Exercise aim » Can you transcribe the data exactly? Leave the pictures out.
-------- Data lines --------
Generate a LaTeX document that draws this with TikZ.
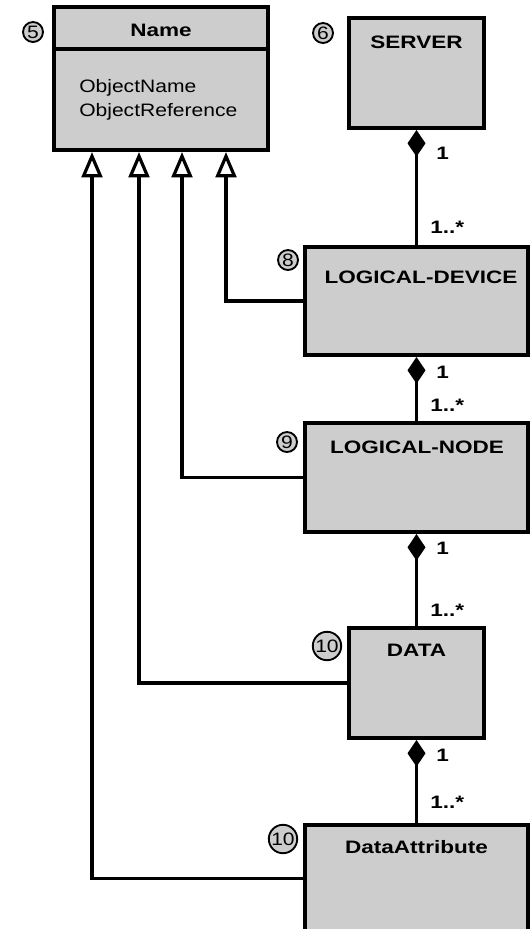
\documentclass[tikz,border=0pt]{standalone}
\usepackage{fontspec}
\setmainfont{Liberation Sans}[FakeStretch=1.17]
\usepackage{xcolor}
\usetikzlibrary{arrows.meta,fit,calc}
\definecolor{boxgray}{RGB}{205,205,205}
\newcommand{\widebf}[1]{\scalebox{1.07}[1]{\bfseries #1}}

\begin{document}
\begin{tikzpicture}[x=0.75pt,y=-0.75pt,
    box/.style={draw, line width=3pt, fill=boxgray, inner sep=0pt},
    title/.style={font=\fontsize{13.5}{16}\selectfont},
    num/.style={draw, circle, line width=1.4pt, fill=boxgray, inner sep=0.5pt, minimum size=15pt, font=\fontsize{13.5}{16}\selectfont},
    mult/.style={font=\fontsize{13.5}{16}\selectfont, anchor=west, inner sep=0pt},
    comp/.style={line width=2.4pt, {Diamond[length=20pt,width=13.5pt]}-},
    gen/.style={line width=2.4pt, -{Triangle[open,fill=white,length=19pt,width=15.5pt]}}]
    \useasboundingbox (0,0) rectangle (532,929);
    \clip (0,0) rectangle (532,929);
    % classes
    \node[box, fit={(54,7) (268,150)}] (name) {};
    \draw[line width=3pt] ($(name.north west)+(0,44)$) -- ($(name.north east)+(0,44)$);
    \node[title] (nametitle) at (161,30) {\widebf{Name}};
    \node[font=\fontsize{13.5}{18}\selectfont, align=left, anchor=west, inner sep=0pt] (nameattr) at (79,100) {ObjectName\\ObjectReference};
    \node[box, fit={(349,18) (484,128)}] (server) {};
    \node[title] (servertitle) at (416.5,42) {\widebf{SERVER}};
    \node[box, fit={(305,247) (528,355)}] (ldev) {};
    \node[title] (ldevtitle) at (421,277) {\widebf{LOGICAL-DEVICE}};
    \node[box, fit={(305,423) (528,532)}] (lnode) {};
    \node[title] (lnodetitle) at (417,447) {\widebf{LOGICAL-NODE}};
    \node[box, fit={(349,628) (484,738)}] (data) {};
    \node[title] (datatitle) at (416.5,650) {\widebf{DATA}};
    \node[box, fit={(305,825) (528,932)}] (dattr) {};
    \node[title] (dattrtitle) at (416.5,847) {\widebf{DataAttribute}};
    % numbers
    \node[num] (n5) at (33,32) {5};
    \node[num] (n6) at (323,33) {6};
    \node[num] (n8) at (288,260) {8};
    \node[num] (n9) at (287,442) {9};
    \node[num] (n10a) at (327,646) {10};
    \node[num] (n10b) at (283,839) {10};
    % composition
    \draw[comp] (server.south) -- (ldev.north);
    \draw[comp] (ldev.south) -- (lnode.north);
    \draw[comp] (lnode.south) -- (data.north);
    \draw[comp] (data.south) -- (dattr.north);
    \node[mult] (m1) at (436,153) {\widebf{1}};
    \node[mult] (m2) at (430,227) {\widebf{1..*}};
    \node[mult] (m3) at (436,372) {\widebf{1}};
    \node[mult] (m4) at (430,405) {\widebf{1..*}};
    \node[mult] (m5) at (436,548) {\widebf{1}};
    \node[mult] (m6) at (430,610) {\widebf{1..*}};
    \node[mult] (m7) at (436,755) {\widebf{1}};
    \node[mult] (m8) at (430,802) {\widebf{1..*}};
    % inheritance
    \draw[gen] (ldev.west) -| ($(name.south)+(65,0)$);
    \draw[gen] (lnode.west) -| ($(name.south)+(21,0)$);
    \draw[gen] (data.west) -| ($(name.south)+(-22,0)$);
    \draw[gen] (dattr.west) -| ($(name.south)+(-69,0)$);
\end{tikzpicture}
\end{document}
--------
Exercise result »
Generate a LaTeX document that draws this with TikZ.
\documentclass[tikz,border=0pt]{standalone}
\usepackage{fontspec}
\setmainfont{Liberation Sans}[FakeStretch=1.17]
\usepackage{xcolor}
\usetikzlibrary{arrows.meta,fit,calc}
\definecolor{boxgray}{RGB}{205,205,205}
\newcommand{\widebf}[1]{\scalebox{1.07}[1]{\bfseries #1}}

\begin{document}
\begin{tikzpicture}[x=0.75pt,y=-0.75pt,
    box/.style={draw, line width=3pt, fill=boxgray, inner sep=0pt},
    title/.style={font=\fontsize{13.5}{16}\selectfont},
    num/.style={draw, circle, line width=1.4pt, fill=boxgray, inner sep=0.5pt, minimum size=15pt, font=\fontsize{13.5}{16}\selectfont},
    mult/.style={font=\fontsize{13.5}{16}\selectfont, anchor=west, inner sep=0pt},
    comp/.style={line width=2.4pt, {Diamond[length=20pt,width=13.5pt]}-},
    gen/.style={line width=2.4pt, -{Triangle[open,fill=white,length=19pt,width=15.5pt]}}]
    \useasboundingbox (0,0) rectangle (532,929);
    \clip (0,0) rectangle (532,929);
    % classes
    \node[box, fit={(54,7) (268,150)}] (name) {};
    \draw[line width=3pt] ($(name.north west)+(0,44)$) -- ($(name.north east)+(0,44)$);
    \node[title] (nametitle) at (161,30) {\widebf{Name}};
    \node[font=\fontsize{13.5}{18}\selectfont, align=left, anchor=west, inner sep=0pt] (nameattr) at (79,100) {ObjectName\\ObjectReference};
    \node[box, fit={(349,18) (484,128)}] (server) {};
    \node[title] (servertitle) at (416.5,42) {\widebf{SERVER}};
    \node[box, fit={(305,247) (528,355)}] (ldev) {};
    \node[title] (ldevtitle) at (421,277) {\widebf{LOGICAL-DEVICE}};
    \node[box, fit={(305,423) (528,532)}] (lnode) {};
    \node[title] (lnodetitle) at (417,447) {\widebf{LOGICAL-NODE}};
    \node[box, fit={(349,628) (484,738)}] (data) {};
    \node[title] (datatitle) at (416.5,650) {\widebf{DATA}};
    \node[box, fit={(305,825) (528,932)}] (dattr) {};
    \node[title] (dattrtitle) at (416.5,847) {\widebf{DataAttribute}};
    % numbers
    \node[num] (n5) at (33,32) {5};
    \node[num] (n6) at (323,33) {6};
    \node[num] (n8) at (288,260) {8};
    \node[num] (n9) at (287,442) {9};
    \node[num] (n10a) at (327,646) {10};
    \node[num] (n10b) at (283,839) {10};
    % composition
    \draw[comp] (server.south) -- (ldev.north);
    \draw[comp] (ldev.south) -- (lnode.north);
    \draw[comp] (lnode.south) -- (data.north);
    \draw[comp] (data.south) -- (dattr.north);
    \node[mult] (m1) at (436,153) {\widebf{1}};
    \node[mult] (m2) at (430,227) {\widebf{1..*}};
    \node[mult] (m3) at (436,372) {\widebf{1}};
    \node[mult] (m4) at (430,405) {\widebf{1..*}};
    \node[mult] (m5) at (436,548) {\widebf{1}};
    \node[mult] (m6) at (430,610) {\widebf{1..*}};
    \node[mult] (m7) at (436,755) {\widebf{1}};
    \node[mult] (m8) at (430,802) {\widebf{1..*}};
    % inheritance
    \draw[gen] (ldev.west) -| ($(name.south)+(65,0)$);
    \draw[gen] (lnode.west) -| ($(name.south)+(21,0)$);
    \draw[gen] (data.west) -| ($(name.south)+(-22,0)$);
    \draw[gen] (dattr.west) -| ($(name.south)+(-69,0)$);
\end{tikzpicture}
\end{document}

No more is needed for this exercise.